We'll use some bash variables to avoid repeating paths below:
.. code-block:: bash
MODEL_DIR=outputs/chickadee/cropzoom
DETECTOR_MODEL=detector_0
POSE_MODEL=pose_supervised_0
Training script
---------------
.. code-block:: bash
#!/bin/bash
# Train the detector model.
litpose train config.yaml --output_dir $MODEL_DIR/$DETECTOR_MODEL
# Predict on training data with the detector model.
litpose predict $MODEL_DIR/$DETECTOR_MODEL data/CollectedData.csv
# Create bounding boxes from detector predictions.
# Use --crop_ratio (default) or --crop_size to control bounding box size.
litpose create_bbox $MODEL_DIR/$DETECTOR_MODEL data/CollectedData.csv
# Crop images for pose model training.
litpose crop $MODEL_DIR/$DETECTOR_MODEL data/CollectedData.csv
# Train the pose model.
litpose train config.yaml --output_dir $MODEL_DIR/$POSE_MODEL \
--detector_model $MODEL_DIR/$DETECTOR_MODEL
For command-line options of the commands used above, see
:ref:`Create bbox ` and :ref:`Crop `.
.. _prediction-on-videos:
Prediction on videos
--------------------
.. tab-set::
.. tab-item:: Predict from cropped videos
**Pros**
- Intermediate cropped videos are stored on disk, making it straightforward to
inspect each stage of the pipeline and diagnose potential issues in the detector
or pose estimator.
**Cons**
- Cropped videos are written to disk, requiring additional storage and compute.
- An extra remap step is needed to convert predictions back to the original
coordinate space.
.. code-block:: bash
#!/bin/bash
litpose predict $MODEL_DIR/$DETECTOR_MODEL data/videos/test_vid.mp4
litpose create_bbox $MODEL_DIR/$DETECTOR_MODEL data/videos/test_vid.mp4
# Optional: smooth bboxes before cropping.
litpose smooth_bbox $MODEL_DIR/$DETECTOR_MODEL/video_preds \
--output_dir $MODEL_DIR/$DETECTOR_MODEL/video_preds/bboxes_smooth
# Crop using raw bboxes (default):
litpose crop $MODEL_DIR/$DETECTOR_MODEL data/videos/test_vid.mp4
# Or crop using smoothed bboxes:
litpose crop $MODEL_DIR/$DETECTOR_MODEL data/videos/test_vid.mp4 \
--bbox_dir $MODEL_DIR/$DETECTOR_MODEL/video_preds/bboxes_smooth
litpose predict $MODEL_DIR/$POSE_MODEL \
$MODEL_DIR/$DETECTOR_MODEL/cropped_videos/cropped_test_vid.mp4
litpose remap $MODEL_DIR/$POSE_MODEL/video_preds/cropped_test_vid.csv \
$MODEL_DIR/$DETECTOR_MODEL/video_preds/test_vid_bbox.csv
.. tab-item:: Predict from original videos
**Pros**
- Runs entirely in memory — no intermediate cropped files are written to disk.

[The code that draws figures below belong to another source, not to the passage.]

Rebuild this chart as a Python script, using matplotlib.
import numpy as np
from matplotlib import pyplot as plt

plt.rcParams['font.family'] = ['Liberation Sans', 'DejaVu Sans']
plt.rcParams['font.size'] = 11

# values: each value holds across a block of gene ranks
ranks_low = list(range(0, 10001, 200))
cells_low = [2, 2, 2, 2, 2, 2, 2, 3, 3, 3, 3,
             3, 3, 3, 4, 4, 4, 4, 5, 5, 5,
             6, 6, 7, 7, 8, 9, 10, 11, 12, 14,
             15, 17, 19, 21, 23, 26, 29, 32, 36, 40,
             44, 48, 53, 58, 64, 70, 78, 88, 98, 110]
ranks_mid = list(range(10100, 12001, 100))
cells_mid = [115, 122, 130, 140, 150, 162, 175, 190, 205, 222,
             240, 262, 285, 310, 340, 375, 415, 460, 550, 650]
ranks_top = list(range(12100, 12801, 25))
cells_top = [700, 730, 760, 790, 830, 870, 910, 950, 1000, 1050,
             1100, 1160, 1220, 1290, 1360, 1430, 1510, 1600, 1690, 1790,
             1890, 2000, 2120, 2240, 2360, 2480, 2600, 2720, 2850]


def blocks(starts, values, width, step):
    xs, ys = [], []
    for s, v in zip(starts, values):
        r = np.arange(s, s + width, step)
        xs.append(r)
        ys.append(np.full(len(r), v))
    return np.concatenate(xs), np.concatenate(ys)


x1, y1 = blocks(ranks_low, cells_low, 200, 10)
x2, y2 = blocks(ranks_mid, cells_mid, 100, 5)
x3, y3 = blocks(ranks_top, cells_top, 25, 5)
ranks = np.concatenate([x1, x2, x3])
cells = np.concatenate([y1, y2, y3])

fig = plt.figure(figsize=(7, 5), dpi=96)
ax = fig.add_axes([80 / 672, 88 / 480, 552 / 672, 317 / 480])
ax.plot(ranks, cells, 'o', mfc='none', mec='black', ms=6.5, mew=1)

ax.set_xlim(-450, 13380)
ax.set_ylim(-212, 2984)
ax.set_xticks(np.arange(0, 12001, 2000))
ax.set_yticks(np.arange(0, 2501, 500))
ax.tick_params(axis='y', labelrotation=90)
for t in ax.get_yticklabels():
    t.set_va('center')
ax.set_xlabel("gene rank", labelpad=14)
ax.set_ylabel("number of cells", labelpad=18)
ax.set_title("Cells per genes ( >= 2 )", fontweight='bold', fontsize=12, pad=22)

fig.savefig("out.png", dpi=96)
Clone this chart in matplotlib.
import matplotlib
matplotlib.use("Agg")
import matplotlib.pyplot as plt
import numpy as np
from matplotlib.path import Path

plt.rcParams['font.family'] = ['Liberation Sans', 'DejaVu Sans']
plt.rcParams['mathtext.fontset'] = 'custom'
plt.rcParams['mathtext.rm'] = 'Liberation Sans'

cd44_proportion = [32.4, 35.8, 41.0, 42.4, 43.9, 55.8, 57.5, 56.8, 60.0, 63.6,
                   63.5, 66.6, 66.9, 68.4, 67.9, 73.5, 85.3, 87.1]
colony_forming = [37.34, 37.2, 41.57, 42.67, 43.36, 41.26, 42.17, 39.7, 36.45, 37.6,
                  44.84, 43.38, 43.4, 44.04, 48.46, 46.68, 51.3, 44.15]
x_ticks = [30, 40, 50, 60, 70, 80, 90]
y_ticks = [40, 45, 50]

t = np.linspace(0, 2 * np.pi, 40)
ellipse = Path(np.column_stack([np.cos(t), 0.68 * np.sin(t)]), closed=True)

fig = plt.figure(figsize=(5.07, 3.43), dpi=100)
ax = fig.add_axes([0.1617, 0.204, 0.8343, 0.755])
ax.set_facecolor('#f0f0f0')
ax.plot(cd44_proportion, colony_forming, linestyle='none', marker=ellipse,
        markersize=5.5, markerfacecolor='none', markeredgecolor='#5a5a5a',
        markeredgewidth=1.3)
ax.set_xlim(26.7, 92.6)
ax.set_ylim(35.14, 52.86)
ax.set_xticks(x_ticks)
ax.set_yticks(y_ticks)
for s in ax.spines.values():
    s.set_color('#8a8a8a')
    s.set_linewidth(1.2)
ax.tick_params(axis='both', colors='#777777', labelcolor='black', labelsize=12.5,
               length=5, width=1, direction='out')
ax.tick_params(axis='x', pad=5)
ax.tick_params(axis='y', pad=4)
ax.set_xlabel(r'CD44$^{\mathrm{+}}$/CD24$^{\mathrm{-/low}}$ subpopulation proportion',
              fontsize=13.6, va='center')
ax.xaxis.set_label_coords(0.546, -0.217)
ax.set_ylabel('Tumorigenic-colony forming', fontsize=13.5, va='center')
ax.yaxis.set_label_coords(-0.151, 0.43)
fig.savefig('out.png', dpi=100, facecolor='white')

- Predictions are returned in the original coordinate space; no remap step is needed.
**Cons**
- Without intermediate cropped files, it is harder to inspect the detector output
or diagnose issues at each stage of the pipeline.
.. code-block:: bash
#!/bin/bash
litpose predict $MODEL_DIR/$DETECTOR_MODEL data/videos/test_vid.mp4
litpose create_bbox $MODEL_DIR/$DETECTOR_MODEL data/videos/test_vid.mp4
# Optional: smooth bboxes.
litpose smooth_bbox $MODEL_DIR/$DETECTOR_MODEL/video_preds \
--output_dir $MODEL_DIR/$DETECTOR_MODEL/video_preds/bboxes_smooth
# Predict using raw bboxes:
litpose predict $MODEL_DIR/$POSE_MODEL data/videos/test_vid.mp4 \
--bbox_dir $MODEL_DIR/$DETECTOR_MODEL/video_preds
# Or predict using smoothed bboxes:
litpose predict $MODEL_DIR/$POSE_MODEL data/videos/test_vid.mp4 \
--bbox_dir $MODEL_DIR/$DETECTOR_MODEL/video_preds/bboxes_smooth
For detailed command-line options, see :ref:`Create bbox `,
:ref:`Smooth bbox `, :ref:`Crop `, and :ref:`Remap `.
Limitations
===========
* Pose models do not yet support PCA Multiview loss.